Hundreds of thousands of construction jobs will be created in the U.S. during the next several years. Many remodelers are beginning to wonder whether they'll be able to fill even a few of those positions with the kinds of employees they feel comfortable sending into clients' homes.
In El Dorado Hills, Calif., Paul Reeves of Reeves Construction struggles to find new hires who can pass the drug tests required by his insurer. Rarely does the “whiz quiz,” as some remodelers call it, not reveal methamphetamine, cocaine, or marijuana, if not also high levels of alcohol, in U.S.-born applicants who might otherwise seem qualified.
Meanwhile, it might be the end of the line for the Reeves family of builders. Whereas 43-year-old Paul learned the trade from his father, grandfather, and great-grandfather, starting as an adolescent sweeping the shop after school, his own kids and their peers “don't want to get dirty,” he says.
“I live in an affluent neighborhood, and other than me, pretty much the only people they see working in the trades are Hispanic immigrants,” Reeves says, adding that one of his best carpenters is a 47-year-old, college-educated math teacher from Mexico.
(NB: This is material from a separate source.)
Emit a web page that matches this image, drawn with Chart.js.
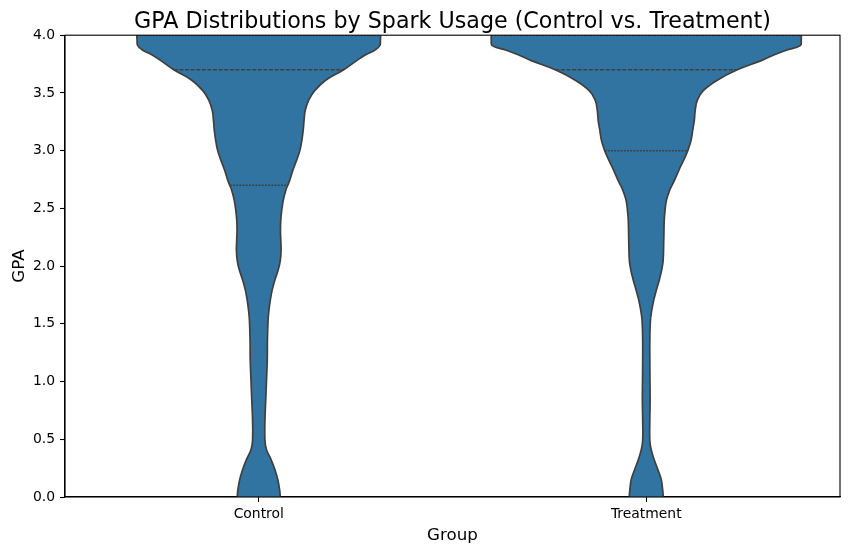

There's no trade track at Reeves' local high school — no problem, as sexier occupations are clicks away. His teenage stepdaughter makes $10 an hour as an intern for Intel, a position she lined up online. Even Starbucks pays $10.50 an hour plus benefits, Reeves says.
Across the country in Green Bank, W.Va., Malinda Meck has a hard time finding well-rounded workers of any age for Jacob S. Meck Construction. Given her state's chronic poverty and high unemployment, one might expect droves of applicants for her steady, well-paying, benefit-rich jobs. Retention is even more challenging; employees seem to drift away on a whim. Some go to nearby ski resorts or lumberyards, and some are just “too hung-over or stoned to work,” she says.
So dire is the skilled worker shortage in Meck's area that she's even started new businesses that supply roll-off garbage containers and portable toilets. “These jobs don't require high-level skills,” she says.
A different employment dilemma faces Jerry Liu in the suburbs of Washington, D.C. He finds that educators and parents are major obstacles to reinforcing his journeymen carpenters — guys in their 40s and 50s whom he calls “the walking wounded,” and who he predicts will soon be able to command salaries of $100,000 or more in the competitive market.
As in many metropolitan regions, school systems in Liu's area have down-sized vocational education. Sadly, some construction programs that remain seem to be a dumping ground for low achievers that the schools don't know where else to put. “Our schools define success as ‘percentage college-ready,'” says the owner of D.G. Liu Contractor, in Dickerson, Md. “It's an inherently prejudiced system” because it implies that trade professionals aren't smart, he says. “Where do you get construction workers when everybody's raised as keyboarders?”
Determined to avert “crisis in 10 years,” Liu has been proactive about workforce development, going so far as to develop his own apprenticeship program [see “Growing His Own,” in Best Practices]. Many other remodelers have found their own ways to crack the labor code, and we'll be showcasing some of their success stories as well in this series.
But the prevailing mood in the industry is this: Far too few young people are being groomed for remodeling careers. It's going to take far more than an ad in the paper and a decent hourly wage to find and retain skilled and committed employees.